WASHINGTON — The Treasury Department said today it expects to hit the government’s debt ceiling by the end of February, putting pressure on Congress to raise the limit from its current level of $12.4 trillion.
Treasury said it is working closely with Congress to raise the ceiling. The Senate has approved legislation to increase it by $1.9 trillion to $14.3 trillion, but the House has yet to pass the measure. A ceiling that high would equal about $45,000 for every American.
Congress approved a smaller increase of $290 billion in late December, allowing the government to borrow for about two more months.
The announcement comes after the Obama administration on Monday released a budget that projects this year’s deficit will reach $1.56 trillion, an all-time high. That’s equivalent to 10.6 percent of the economy, the highest proportion since World War II.
The deficit is projected to decline to $1.27 trillion in the 2011 budget year and $828 billion in 2012.

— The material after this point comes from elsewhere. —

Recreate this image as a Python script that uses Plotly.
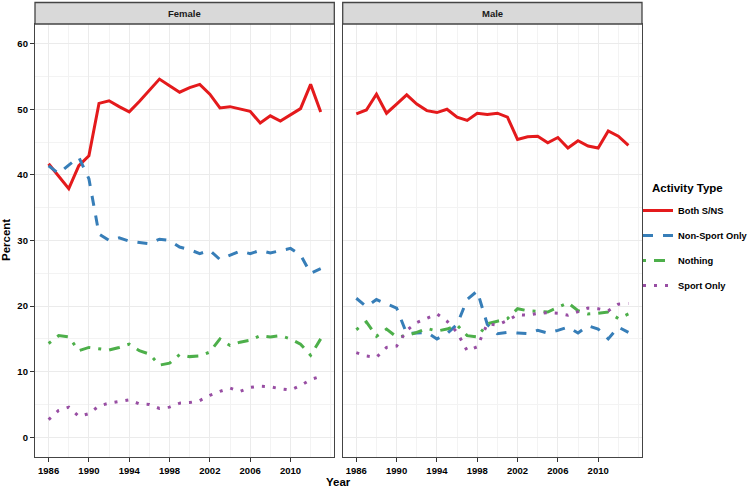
import plotly.graph_objects as go

years = list(range(1986, 2014))
year_ticks = [1986, 1990, 1994, 1998, 2002, 2006, 2010]
pct_ticks = [0, 10, 20, 30, 40, 50, 60]

female_both = [41.7, 39.8, 37.9, 41.4, 42.9, 50.9, 51.3, 50.4, 49.6, 51.2, 52.9, 54.6, 53.6, 52.6,
               53.3, 53.8, 52.3, 50.2, 50.4, 50.0, 49.7, 47.9, 49.0, 48.2, 49.2, 50.1, 53.8, 49.6]
female_nonsport = [41.4, 40.2, 41.5, 42.7, 39.4, 31.0, 30.0, 30.4, 29.9, 29.7, 29.5, 30.2, 30.0, 29.0,
                   28.6, 28.0, 28.5, 27.1, 27.7, 28.4, 28.0, 28.5, 28.1, 28.4, 28.8, 27.8, 25.0, 25.7]
female_nothing = [14.3, 15.5, 15.3, 13.2, 13.7, 13.5, 13.3, 13.7, 14.2, 13.2, 12.7, 11.0, 11.3, 12.6,
                  12.3, 12.4, 13.0, 15.0, 14.0, 14.5, 14.8, 15.5, 15.3, 15.5, 15.0, 14.2, 12.5, 15.0]
female_sport = [2.7, 4.1, 4.6, 3.2, 3.6, 4.8, 5.2, 5.5, 5.7, 5.1, 5.0, 4.4, 4.6, 5.2,
                5.3, 5.6, 6.4, 7.0, 7.5, 7.0, 7.6, 7.8, 7.7, 7.4, 7.2, 7.9, 8.8, 9.3]

male_both = [49.3, 49.9, 52.3, 49.4, 50.8, 52.2, 50.8, 49.8, 49.5, 50.0, 48.8, 48.3, 49.4, 49.2,
             49.4, 48.8, 45.4, 45.8, 45.9, 44.9, 45.7, 44.1, 45.2, 44.4, 44.1, 46.7, 45.9, 44.5]
male_nonsport = [21.2, 19.9, 21.0, 20.3, 19.7, 15.8, 15.9, 16.0, 15.0, 15.8, 17.2, 21.0, 22.3, 17.2,
                 15.8, 16.0, 15.9, 15.8, 16.3, 15.9, 16.3, 16.8, 15.9, 17.0, 16.5, 15.0, 16.8, 16.0]
male_nothing = [16.4, 17.6, 15.4, 16.5, 15.3, 15.5, 16.0, 16.6, 16.2, 16.5, 17.1, 15.5, 15.3, 17.3,
                17.7, 18.1, 19.6, 19.3, 19.2, 19.1, 19.8, 20.5, 19.3, 18.8, 18.9, 19.1, 18.1, 18.8]
male_sport = [12.9, 12.4, 12.2, 13.7, 13.9, 16.3, 17.5, 18.2, 18.8, 17.7, 16.0, 13.2, 13.8, 17.3,
              17.1, 17.8, 18.7, 18.6, 18.9, 19.0, 18.9, 18.6, 19.1, 19.7, 19.6, 19.3, 20.3, 20.4]

panels = ["Female", "Male"]
series_names = ["Both S/NS", "Non-Sport Only", "Nothing", "Sport Only"]
colors = ["#e41a1c", "#377eb8", "#4daf4a", "#984ea3"]
dashes = ["solid", "10px,10px", "3px,8px,11px,8px", "3px,8px"]

data = {
    "Female": [female_both, female_nonsport, female_nothing, female_sport],
    "Male": [male_both, male_nonsport, male_nothing, male_sport],
}

FONT = "Liberation Sans, Arial, sans-serif"

fig = go.Figure()
for pi, panel in enumerate(panels):
    ax = "" if pi == 0 else "2"
    for si, name in enumerate(series_names):
        fig.add_trace(go.Scatter(
            x=years, y=data[panel][si], mode="lines", name=name,
            line=dict(color=colors[si], width=3, dash=dashes[si]),
            xaxis="x" + ax, yaxis="y" + ax,
            showlegend=(pi == 0), legendgroup=name,
        ))

W, H = 750, 489
ml, mr, mt, mb = 35, 108, 24, 32
pw = W - ml - mr
ph = H - mt - mb
d1 = [0, (334.3 - ml) / pw]
d2 = [(342.7 - ml) / pw, 1]

xcommon = dict(range=[1984.65, 2014.35], tickmode="array", tickvals=year_ticks,
               ticks="outside", ticklen=4, tickcolor="#333333", tickwidth=1,
               showline=True, linecolor="#444444", linewidth=1.3, mirror=True,
               showgrid=True, gridcolor="#ebebeb", gridwidth=1.4, zeroline=False,
               minor=dict(dtick=2, tick0=1986, showgrid=True, gridcolor="#f3f3f3", gridwidth=1, ticks=""),
               automargin=False,
               tickfont=dict(family=FONT, size=9.5, color="#000000", weight="bold"))
ycommon = dict(range=[-3, 63], tickmode="array", tickvals=pct_ticks,
               showline=True, linecolor="#444444", linewidth=1.3, mirror=True,
               showgrid=True, gridcolor="#ebebeb", gridwidth=1.4, zeroline=False,
               minor=dict(dtick=5, tick0=0, showgrid=True, gridcolor="#f3f3f3", gridwidth=1, ticks=""),
               automargin=False,
               tickfont=dict(family=FONT, size=9.5, color="#000000", weight="bold"))

fig.update_layout(
    width=W, height=H,
    margin=dict(l=ml, r=mr, t=mt, b=mb, autoexpand=False),
    paper_bgcolor="white", plot_bgcolor="white",
    xaxis=dict(domain=d1, anchor="y", **xcommon),
    xaxis2=dict(domain=d2, anchor="y2", **xcommon),
    yaxis=dict(domain=[0, 1], anchor="x", ticks="outside", ticklen=4, tickcolor="#333333",
               tickwidth=1, **ycommon),
    yaxis2=dict(domain=[0, 1], anchor="x2", showticklabels=False, ticks="", **ycommon),
    legend=dict(
        xref="container", yref="container",
        x=638 / W, xanchor="left", y=1 - 196 / H, yanchor="top",
        font=dict(family=FONT, size=9.3, color="#000000", weight="bold"),
        tracegroupgap=6, bgcolor="rgba(0,0,0,0)",
    ),
    showlegend=True,
)

strip_h = 21.5 / ph
shapes = []
annotations = []
for pi, panel in enumerate(panels):
    d = d1 if pi == 0 else d2
    shapes.append(dict(type="rect", xref="paper", yref="paper", x0=d[0], x1=d[1],
                       y0=1, y1=1 + strip_h, fillcolor="#d9d9d9",
                       line=dict(color="#444444", width=1.3), layer="above"))
    annotations.append(dict(text=panel, xref="paper", yref="paper", x=(d[0] + d[1]) / 2,
                            y=1 + strip_h / 2, showarrow=False, xanchor="center", yanchor="middle",
                            font=dict(family=FONT, size=9.5, color="#1a1a1a", weight="bold")))

annotations.append(dict(text="Activity Type", xref="paper", yref="paper", x=(650 - ml) / pw,
                        y=(H - mb - 188) / ph, showarrow=False, xanchor="left", yanchor="middle",
                        font=dict(family=FONT, size=11.5, color="#000000", weight="bold")))
annotations.append(dict(text="Year", xref="paper", yref="paper", x=(338.7 - ml) / pw,
                        y=-(482 - (H - mb)) / ph, showarrow=False, xanchor="center", yanchor="middle",
                        font=dict(family=FONT, size=11.5, color="#000000", weight="bold")))
annotations.append(dict(text="Percent", xref="paper", yref="paper", x=(6 - ml) / pw,
                        y=(H - mb - 240) / ph, showarrow=False, xanchor="center", yanchor="middle",
                        textangle=-90,
                        font=dict(family=FONT, size=11.5, color="#000000", weight="bold")))

fig.update_layout(shapes=shapes, annotations=annotations)
fig.write_html("out.html", config={"displayModeBar": False},
               post_script="document.body.style.margin='0';document.body.style.overflow='hidden';")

Despite the record deficits, the department also said today it no longer needs to increase the size of the debt auctions it uses to fund the gap. Treasury has increased its auctions of bonds, bills and other marketable securities for two years to fund the increasing flow of red ink. A Treasury official said that current auction amounts should be able to meet this year’s borrowing needs.
The Treasury also announced that it will raise $81 billion in its quarterly refunding operation next week. That ties a record set last quarter for the largest quarterly auction. The department will auction $40 billion of three-year notes on Tuesday, $25 billion in 10-year notes on Wednesday and $16 billion in 30-year bonds on Thursday.
In response to interest from investors, the Treasury said it will also consider issuing more inflation-protected securities, known as TIPS. The value of those securities is designed to match any increases in the consumer price index.
The department might add two additional auctions of 10-year TIPS, a Treasury official said, bringing the number of 10-year auctions to six. Treasury already plans to hold two auctions of five-year TIPS and two of 30-year TIPS.
President Barack Obama’s budget proposes to spend $3.8 trillion in the current budget year and borrow 40 cents for every dollar spent. The budget includes additional spending and targeted tax cuts in an effort to spur more hiring and combat the nation’s 10 percent unemployment rate.
It also includes about $1 trillion in tax increases and $250 billion in spending cuts in an effort to reduce the deficit over the next 10 years.